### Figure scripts
·····
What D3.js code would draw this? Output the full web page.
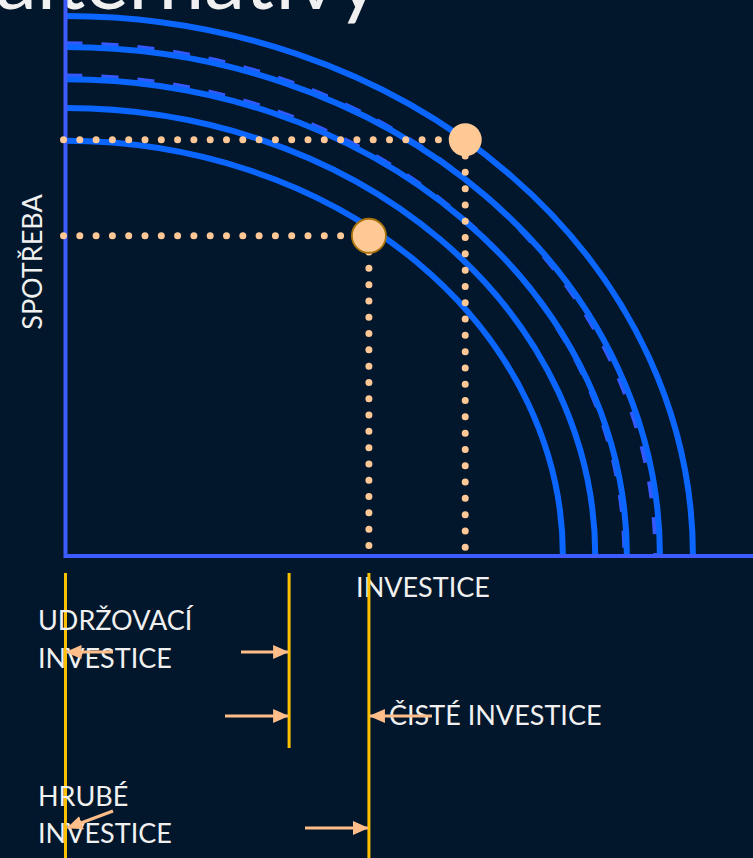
<!DOCTYPE html>
<html>
<head>
<meta charset="utf-8">
<script src="https://cdn.jsdelivr.net/npm/d3@7"></script>
<style>
  html, body { margin: 0; padding: 0; background: #02172b; }
  svg { display: block; }
  text { font-family: Lato, "Open Sans", sans-serif; }
</style>
</head>
<body>
<div id="chart"></div>
<script>
// ---------------- DATA ----------------
// Production possibility frontiers: intercepts on the investment (x) and consumption (y) axes
const curveNames = ["k1", "k2", "k3", "k4", "k5"];
const curveInvestment = [72.3, 77.0, 81.6, 86.4, 91.2];
const curveConsumption = [74.8, 80.7, 85.9, 91.7, 97.3];
// dashed shifted frontiers
const dashedInvestment = [85.8, 81.3];
const dashedConsumption = [92.3, 86.5];
// chosen combinations (investment, consumption)
const pointInvestment = [44.1, 58.1];
const pointConsumption = [57.7, 75.0];
// investment markers below the axis: origin, maintenance investment, gross investment
const markerInvestment = [0, 32.5, 44.1];

const titleText = "alternativy";
const xLabel = "INVESTICE";
const yLabel = "SPOTŘEBA";

// ---------------- LAYOUT ----------------
const W = 753, H = 858;
const svg = d3.select("#chart").append("svg").attr("width", W).attr("height", H);
svg.append("rect").attr("width", W).attr("height", H).attr("fill", "#02172b");

const x = d3.scaleLinear().domain([0, 100]).range([65.5, 753.5]);
const y = d3.scaleLinear().domain([0, 100]).range([556, 1]);

const blue = "#0a66ff";
const axisBlue = "#3d5cff";
const peach = "#ffc896";
const arrowPeach = "#ffbd8a";
const yellow = "#ffc000";
const white = "#f0f0f0";

// title (cut off at top, as in the original slide)
svg.append("text")
  .attr("x", -4).attr("y", 9)
  .attr("font-size", 82)
  .attr("font-weight", 400)
  .attr("fill", white)
  .text(titleText);

function arcPath(inv, cons) {
  const x0 = x(0), y0 = y(0);
  const xt = x(inv), yt = y(cons);
  const rx = xt - x0, ry = y0 - yt;
  return `M${x0},${yt} A${rx},${ry} 0 0 1 ${xt},${y0}`;
}

// dashed frontiers
svg.selectAll("path.dashed")
  .data(dashedInvestment.map((v, i) => [v, dashedConsumption[i]]))
  .join("path")
  .attr("class", "dashed")
  .attr("d", d => arcPath(d[0], d[1]))
  .attr("fill", "none")
  .attr("stroke", "#3558ff")
  .attr("stroke-width", 5)
  .attr("stroke-dasharray", "17 19");

// solid frontiers
svg.selectAll("path.frontier")
  .data(curveNames.map((n, i) => [curveInvestment[i], curveConsumption[i]]))
  .join("path")
  .attr("class", "frontier")
  .attr("d", d => arcPath(d[0], d[1]))
  .attr("fill", "none")
  .attr("stroke", blue)
  .attr("stroke-width", 6);

// axes
svg.append("line")
  .attr("x1", x(0)).attr("x2", x(0))
  .attr("y1", y(100) - 2).attr("y2", y(0) + 2)
  .attr("stroke", axisBlue).attr("stroke-width", 4);
svg.append("line")
  .attr("x1", x(0)).attr("x2", x(100))
  .attr("y1", y(0)).attr("y2", y(0))
  .attr("stroke", axisBlue).attr("stroke-width", 4);

// dotted guides
const pts = pointInvestment.map((v, i) => ({ inv: v, cons: pointConsumption[i] }));
pts.forEach(p => {
  svg.append("line")
    .attr("x1", x(0) - 2).attr("x2", x(p.inv))
    .attr("y1", y(p.cons)).attr("y2", y(p.cons))
    .attr("stroke", peach).attr("stroke-width", 7)
    .attr("stroke-linecap", "round")
    .attr("stroke-dasharray", "0 16.3");
  svg.append("line")
    .attr("x1", x(p.inv)).attr("x2", x(p.inv))
    .attr("y1", y(p.cons)).attr("y2", y(0))
    .attr("stroke", peach).attr("stroke-width", 7)
    .attr("stroke-linecap", "round")
    .attr("stroke-dasharray", "0 16.3");
});

// points
svg.selectAll("circle.pt")
  .data(pts)
  .join("circle")
  .attr("class", "pt")
  .attr("cx", d => x(d.inv))
  .attr("cy", d => y(d.cons))
  .attr("r", (d, i) => i === 0 ? 17 : 16.5)
  .attr("fill", "#ffc996")
  .attr("stroke", (d, i) => i === 0 ? "#a8740c" : "none")
  .attr("stroke-width", 1.8);

// axis labels
svg.append("text")
  .attr("x", 423).attr("y", 597)
  .attr("text-anchor", "middle")
  .attr("font-size", 27)
  .attr("fill", white)
  .text(xLabel);
svg.append("text")
  .attr("transform", "translate(42,262) rotate(-90)")
  .attr("text-anchor", "middle")
  .attr("font-size", 27)
  .attr("fill", white)
  .text(yLabel);

// yellow investment markers
const markerTop = [573, 573, 573];
const markerBottom = [858, 748, 858];
svg.selectAll("line.marker")
  .data(markerInvestment)
  .join("line")
  .attr("class", "marker")
  .attr("x1", d => x(d)).attr("x2", d => x(d))
  .attr("y1", (d, i) => markerTop[i]).attr("y2", (d, i) => markerBottom[i])
  .attr("stroke", yellow).attr("stroke-width", 3);

// annotation texts
const notes = [
  { t: "UDRŽOVACÍ", x: 38, y: 630 },
  { t: "INVESTICE", x: 38, y: 668 },
  { t: "ČISTÉ INVESTICE", x: 389, y: 725 },
  { t: "HRUBÉ", x: 38, y: 806 },
  { t: "INVESTICE", x: 38, y: 843 }
];
svg.selectAll("text.note")
  .data(notes)
  .join("text")
  .attr("class", "note")
  .attr("x", d => d.x).attr("y", d => d.y)
  .attr("font-size", 27)
  .attr("fill", white)
  .text(d => d.t);

// arrows
svg.append("defs").append("marker")
  .attr("id", "ah")
  .attr("viewBox", "0 0 16 16")
  .attr("refX", 15).attr("refY", 8)
  .attr("markerWidth", 16).attr("markerHeight", 16)
  .attr("markerUnits", "userSpaceOnUse")
  .attr("orient", "auto")
  .append("path")
  .attr("d", "M0,1 L16,8 L0,15 Z")
  .attr("fill", arrowPeach);

const arrows = [
  { x1: 113, y1: 652, x2: x(markerInvestment[0]) + 1, y2: 652 },
  { x1: 241, y1: 652, x2: x(markerInvestment[1]) - 1, y2: 652 },
  { x1: 225, y1: 716, x2: x(markerInvestment[1]) - 1, y2: 716 },
  { x1: 432, y1: 716, x2: x(markerInvestment[2]) + 1, y2: 716 },
  { x1: 113, y1: 811, x2: x(markerInvestment[0]) + 2, y2: 828 },
  { x1: 305, y1: 828, x2: x(markerInvestment[2]) - 1, y2: 828 }
];
svg.selectAll("line.arrow")
  .data(arrows)
  .join("line")
  .attr("class", "arrow")
  .attr("x1", d => d.x1).attr("y1", d => d.y1)
  .attr("x2", d => d.x2).attr("y2", d => d.y2)
  .attr("stroke", arrowPeach).attr("stroke-width", 3)
  .attr("marker-end", "url(#ah)");
</script>
</body>
</html>
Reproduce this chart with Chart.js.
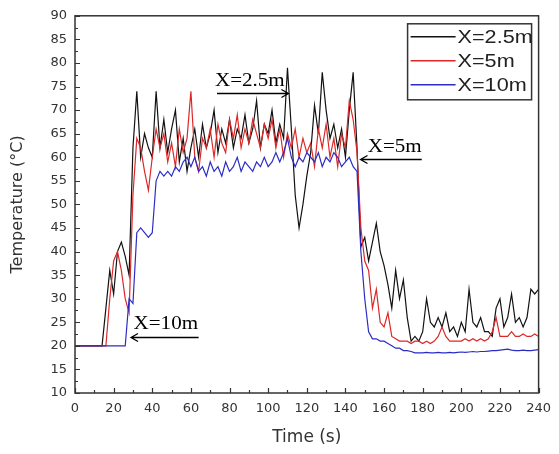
<!DOCTYPE html>
<html><head><meta charset="utf-8">
<script src="https://cdn.jsdelivr.net/npm/chart.js@4/dist/chart.umd.min.js"></script>
<style>html,body{margin:0;padding:0;background:#fff;}#wrap{width:559px;height:454px;}</style>
</head><body><div id="wrap"><canvas id="c" width="559" height="454"></canvas></div>
<script>
// Time (s)
const times = [
  0,2,4,6,8,10,12,14,16,18,
  20,22,24,26,28,30,32,34,36,38,
  40,42,44,46,48,50,52,54,56,58,
  60,62,64,66,68,70,72,74,76,78,
  80,82,84,86,88,90,92,94,96,98,
  100,102,104,106,108,110,112,114,116,118,
  120,122,124,126,128,130,132,134,136,138,
  140,142,144,146,148,150,152,154,156,158,
  160,162,164,166,168,170,172,174,176,178,
  180,182,184,186,188,190,192,194,196,198,
  200,202,204,206,208,210,212,214,216,218,
  220,222,224,226,228,230,232,234,236,238,
  240
];
// X=2.5m
const temp25 = [
  20,20,20,20,20,20,20,20,28,36,
  31,40,42,39,35,62,74,60,65,62,
  60,74,62,68,61,66,70,59,64,57,
  62,66,60,67,62,65,70,61,66,63,
  68,62,66,64,69,63,66,72,62,67,
  65,70,63,67,64,79,66,52,45,50,
  56,61,71,65,78,70,64,67,62,66,
  60,70,78,62,41,43,38,42,46,40,
  37,33,28,36,30,34,26,21,22,21,
  23,30,25,24,26,24,27,23,24,22,
  25,23,32,25,24,26,23,23,22,28,
  30,24,26,31,25,26,24,26,32,31,
  32
];
// X=5m
const temp5 = [
  20,20,20,20,20,20,20,20,20,30,
  38,40,36,30,27,52,64,62,57,53,
  60,66,62,65,59,63,58,66,61,64,
  74,60,57,64,62,66,60,67,63,61,
  68,64,69,62,66,63,68,65,62,67,
  64,68,62,66,60,65,62,66,60,64,
  61,63,58,66,62,67,60,64,58,65,
  62,72,68,61,45,38,36,28,32,25,
  24,27,22,21.5,21,21,21,20.5,21,21,
  20.5,21,20.5,21,22,24,22,21,21,21,
  21,21.5,21,21.5,21,21.5,21,21.5,23,26,
  22,22,22,23,22,22,22.5,22,22,22.5,
  22
];
// X=10m
const temp10 = [
  20,20,20,20,20,20,20,20,20,20,
  20,20,20,20,30,29,44,45,44,43,
  44,55,57,56,57,56,58,57,59,60,
  58,60,57,58,56,59,57,58,56,59,
  57,58,60,57,59,58,57,59,58,60,
  58,59,61,59,61,64,60,58,60,59,
  61,60,59,61,58,60,59,61,60,58,
  59,60,58,57,40,30,23,21.5,21.5,21,
  21,20.5,20,19.5,19.5,19,19,18.8,18.5,18.5,
  18.5,18.6,18.5,18.5,18.6,18.5,18.5,18.6,18.5,18.6,
  18.7,18.6,18.7,18.8,18.7,18.8,18.8,18.9,19,19,
  19.1,19.2,19.3,19.1,19,19,19.1,19,19,19.1,
  19.2
];
const seriesLabels = ['X=2.5m', 'X=5m', 'X=10m'];
const seriesColors = ['#111111', '#dc2828', '#2c2cc4'];
const xTickStep = 20, yTickStep = 5;

// annotations: text + arrow, in data coordinates
const notes = [
  {text: 'X=2.5m', tx: 90.5, ty: 76.2, ax0: 73.5, ax1: 110.5, ay: 73.7},
  {text: 'X=5m',   tx: 165.5, ty: 62.2, ax0: 179.5, ax1: 147.8, ay: 59.7},
  {text: 'X=10m',  tx: 47,   ty: 24.6, ax0: 64,   ax1: 29,   ay: 21.9}
];

function pts(arr){ return times.map((t,i)=>({x:t, y:arr[i]})); }

function wideText(ctx, txt, x, y, sx){
  ctx.save();
  ctx.translate(x, y);
  ctx.scale(sx, 1);
  ctx.fillText(txt, 0, 0);
  ctx.restore();
}

const framePlugin = {
  id: 'frame',
  afterDraw(chart){
    const {ctx, chartArea: a, scales:{x, y}} = chart;
    ctx.save();
    ctx.strokeStyle = '#333';
    ctx.lineWidth = 1.5;
    ctx.strokeRect(a.left, a.top, a.right - a.left, a.bottom - a.top);
    ctx.lineWidth = 1.2;
    ctx.beginPath();
    for (let v = x.min; v <= x.max; v += xTickStep/2) {
      const px = Math.round(x.getPixelForValue(v)) + 0.5;
      const len = (Math.round(v) % xTickStep === 0) ? 5 : 3;
      ctx.moveTo(px, a.bottom); ctx.lineTo(px, a.bottom - len);
    }
    for (let v = y.min; v <= y.max; v += yTickStep/2) {
      const py = Math.round(y.getPixelForValue(v)) + 0.5;
      const len = (Math.abs(v % yTickStep) < 1e-6) ? 5 : 3;
      ctx.moveTo(a.left, py); ctx.lineTo(a.left + len, py);
    }
    ctx.stroke();

    // legend
    const lw = 124, lh = 76;
    const lx = a.right - 131, ly = a.top + 8;
    ctx.fillStyle = '#fff';
    ctx.fillRect(lx, ly, lw, lh);
    ctx.strokeStyle = '#333';
    ctx.lineWidth = 1.5;
    ctx.strokeRect(lx, ly, lw, lh);
    ctx.font = '18px "Liberation Sans", Arial, sans-serif';
    ctx.textBaseline = 'middle';
    ctx.textAlign = 'left';
    chart.data.datasets.forEach((ds, i) => {
      const ry = ly + 13 + i * 24;
      ctx.strokeStyle = ds.borderColor;
      ctx.lineWidth = 1.5;
      ctx.beginPath(); ctx.moveTo(lx + 3, ry); ctx.lineTo(lx + 48, ry); ctx.stroke();
      ctx.fillStyle = '#222';
      wideText(ctx, ds.label, lx + 50, ry + 1, 1.2);
    });

    // annotations
    ctx.font = '18px "Liberation Serif", "Times New Roman", serif';
    ctx.fillStyle = '#000';
    ctx.strokeStyle = '#000';
    ctx.textAlign = 'center';
    ctx.textBaseline = 'middle';
    notes.forEach(n => {
      wideText(ctx, n.text, x.getPixelForValue(n.tx), y.getPixelForValue(n.ty), 1.17);
      const x0 = x.getPixelForValue(n.ax0), x1 = x.getPixelForValue(n.ax1);
      const py = Math.round(y.getPixelForValue(n.ay)) + 0.5;
      const dir = x1 > x0 ? 1 : -1;
      ctx.lineWidth = 1.3;
      ctx.beginPath();
      ctx.moveTo(x0, py); ctx.lineTo(x1, py);
      ctx.moveTo(x1 - dir * 7, py - 4); ctx.lineTo(x1, py); ctx.lineTo(x1 - dir * 7, py + 4);
      ctx.stroke();
    });
    ctx.restore();
  }
};

const tickFont = {family: '"DejaVu Sans", sans-serif', size: 13};
const titleFontFam = '"DejaVu Sans", sans-serif';

new Chart(document.getElementById('c'), {
  type: 'line',
  data: {
    datasets: [
      {label: seriesLabels[0], data: pts(temp25), borderColor: seriesColors[0], order: 2},
      {label: seriesLabels[1], data: pts(temp5), borderColor: seriesColors[1], order: 1},
      {label: seriesLabels[2], data: pts(temp10), borderColor: seriesColors[2], order: 0}
    ].map(d => Object.assign(d, {borderWidth: 1.2, pointRadius: 0, tension: 0, fill: false}))
  },
  options: {
    responsive: false,
    animation: false,
    devicePixelRatio: 1,
    layout: {padding: {top: 15, right: 15, left: 0, bottom: 0}},
    plugins: {legend: {display: false}, tooltip: {enabled: false}},
    scales: {
      x: {
        type: 'linear', min: 0, max: 240,
        ticks: {stepSize: xTickStep, color: '#333', font: tickFont, padding: 8, maxRotation: 0},
        grid: {display: false, drawTicks: false},
        border: {display: false},
        title: {display: true, text: 'Time (s)', color: '#333', font: {family: titleFontFam, size: 17}, padding: {top: 0, bottom: 6}},
        afterFit(s){ s.height = 61; }
      },
      y: {
        min: 10, max: 90,
        ticks: {stepSize: yTickStep, color: '#333', font: tickFont, padding: 8},
        grid: {display: false, drawTicks: false},
        border: {display: false},
        title: {display: true, text: 'Temperature (°C)', color: '#333', font: {family: titleFontFam, size: 16}, padding: {top: 8, bottom: 0}},
        afterFit(s){ s.width = 75; }
      }
    }
  },
  plugins: [framePlugin]
});
</script>
</body></html>
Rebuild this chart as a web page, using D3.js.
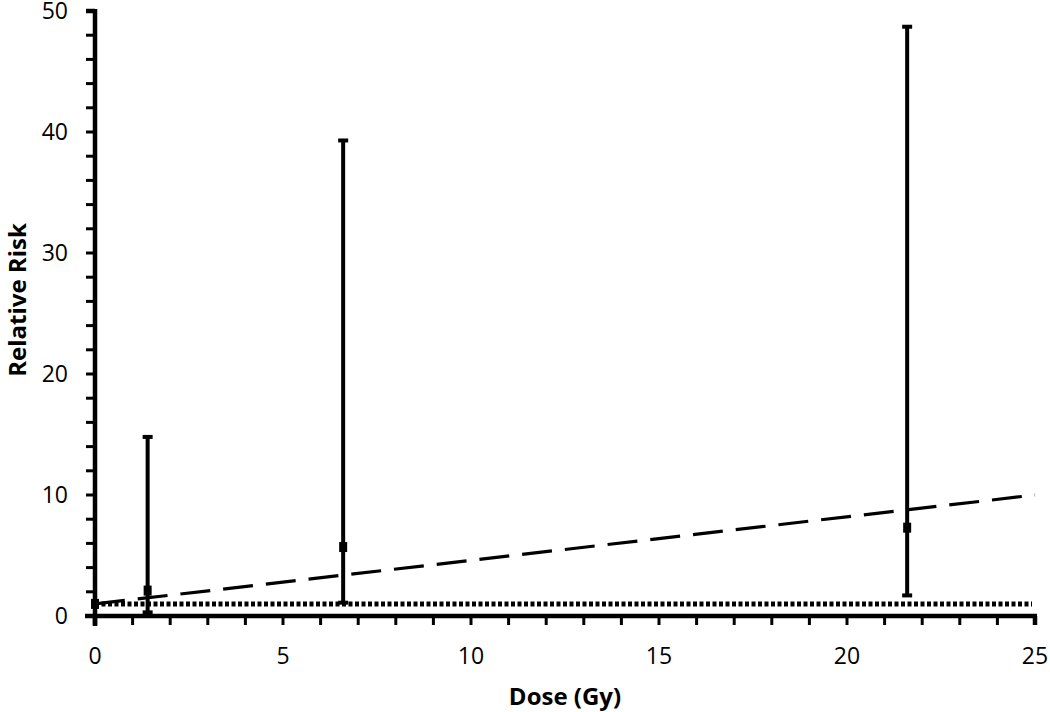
<!DOCTYPE html>
<html><head><meta charset="utf-8">
<script src="https://cdn.jsdelivr.net/npm/d3@7"></script>
<style>body{margin:0;background:#fff}svg{display:block}</style>
</head><body>
<svg id="c" width="1050" height="712"></svg>
<script>
const doses = [0, 1.4, 6.6, 21.6];
const rr = [1.0, 2.1, 5.7, 7.3];
const lower = [1.0, 0.3, 1.1, 1.7];
const upper = [1.0, 14.8, 39.3, 48.7];
const xTicks = [0, 5, 10, 15, 20, 25];
const yTicks = [0, 10, 20, 30, 40, 50];
const errSlope = 0.36; // fitted excess relative risk per Gy
const baselineRR = 1;

const svg = d3.select("#c");
const x = d3.scaleLinear().domain([0, 25]).range([95, 1035]);
const y = d3.scaleLinear().domain([0, 50]).range([616, 11]);
const font = "'Open Sans', 'Liberation Sans', sans-serif";

// baseline dotted line
svg.append("line").attr("x1", x(0)).attr("x2", x(25) - 3)
  .attr("y1", y(baselineRR)).attr("y2", y(baselineRR))
  .attr("stroke", "#000").attr("stroke-width", 5).attr("stroke-dasharray", "4,2.5");

// dashed fitted line
const lineData = [0, 25].map(d => [d, baselineRR + errSlope * d]);
svg.append("path").attr("d", d3.line().x(d => x(d[0])).y(d => y(d[1]))(lineData))
  .attr("fill", "none").attr("stroke", "#000").attr("stroke-width", 3.2)
  .attr("stroke-dasharray", "30,13");

// error bars
const g = svg.append("g");
doses.forEach((d, i) => {
  if (upper[i] > lower[i]) {
    g.append("line").attr("x1", x(d)).attr("x2", x(d)).attr("y1", y(upper[i])).attr("y2", y(lower[i]))
      .attr("stroke", "#000").attr("stroke-width", 4);
    [upper[i], lower[i]].forEach(v => {
      g.append("line").attr("x1", x(d) - 5).attr("x2", x(d) + 5).attr("y1", y(v)).attr("y2", y(v))
        .attr("stroke", "#000").attr("stroke-width", 4);
    });
  }
  g.append("rect").attr("x", x(d) - 4).attr("y", y(rr[i]) - 5).attr("width", 8).attr("height", 10).attr("fill", "#000");
});

// axes
const xAxis = svg.append("g");
xAxis.append("line").attr("x1", x(0) - 10).attr("x2", x(25) + 2).attr("y1", y(0)).attr("y2", y(0))
  .attr("stroke", "#000").attr("stroke-width", 4.5);
d3.range(0, 26, 1).forEach(v => {
  xAxis.append("line").attr("x1", x(v)).attr("x2", x(v)).attr("y1", y(0)).attr("y2", y(0) + 9)
    .attr("stroke", "#000").attr("stroke-width", v === 0 || v === 25 ? 4.5 : 3);
});
xAxis.selectAll("text.xt").data(xTicks).enter().append("text")
  .attr("x", d => x(d)).attr("y", 664).attr("text-anchor", "middle")
  .attr("font-family", font).attr("font-size", 23).text(d => d);

const yAxis = svg.append("g");
yAxis.append("line").attr("x1", x(0)).attr("x2", x(0)).attr("y1", y(50) - 2).attr("y2", y(0) + 10)
  .attr("stroke", "#000").attr("stroke-width", 4.5);
d3.range(0, 51, 2).forEach(v => {
  yAxis.append("line").attr("x1", x(0) - 9).attr("x2", x(0)).attr("y1", y(v)).attr("y2", y(v))
    .attr("stroke", "#000").attr("stroke-width", v === 50 ? 4.5 : 3);
});
yAxis.selectAll("text.yt").data(yTicks).enter().append("text")
  .attr("x", 68).attr("y", d => y(d) + 8).attr("text-anchor", "end")
  .attr("font-family", font).attr("font-size", 23).text(d => d);

svg.append("text").attr("x", x(12.5)).attr("y", 705).attr("text-anchor", "middle")
  .attr("font-family", font).attr("font-weight", "bold").attr("font-size", 24).text("Dose (Gy)");
svg.append("text").attr("transform", "translate(26,300) rotate(-90)").attr("text-anchor", "middle")
  .attr("font-family", font).attr("font-weight", "bold").attr("font-size", 24).text("Relative Risk");
</script>
</body></html>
·····
### Task objective
In the records above, locate each line with the word "page". Copy all such lines.

### Written answer
What D3.js code would draw this? Output the full web page.
Rebuild this chart as a web page, using D3.js.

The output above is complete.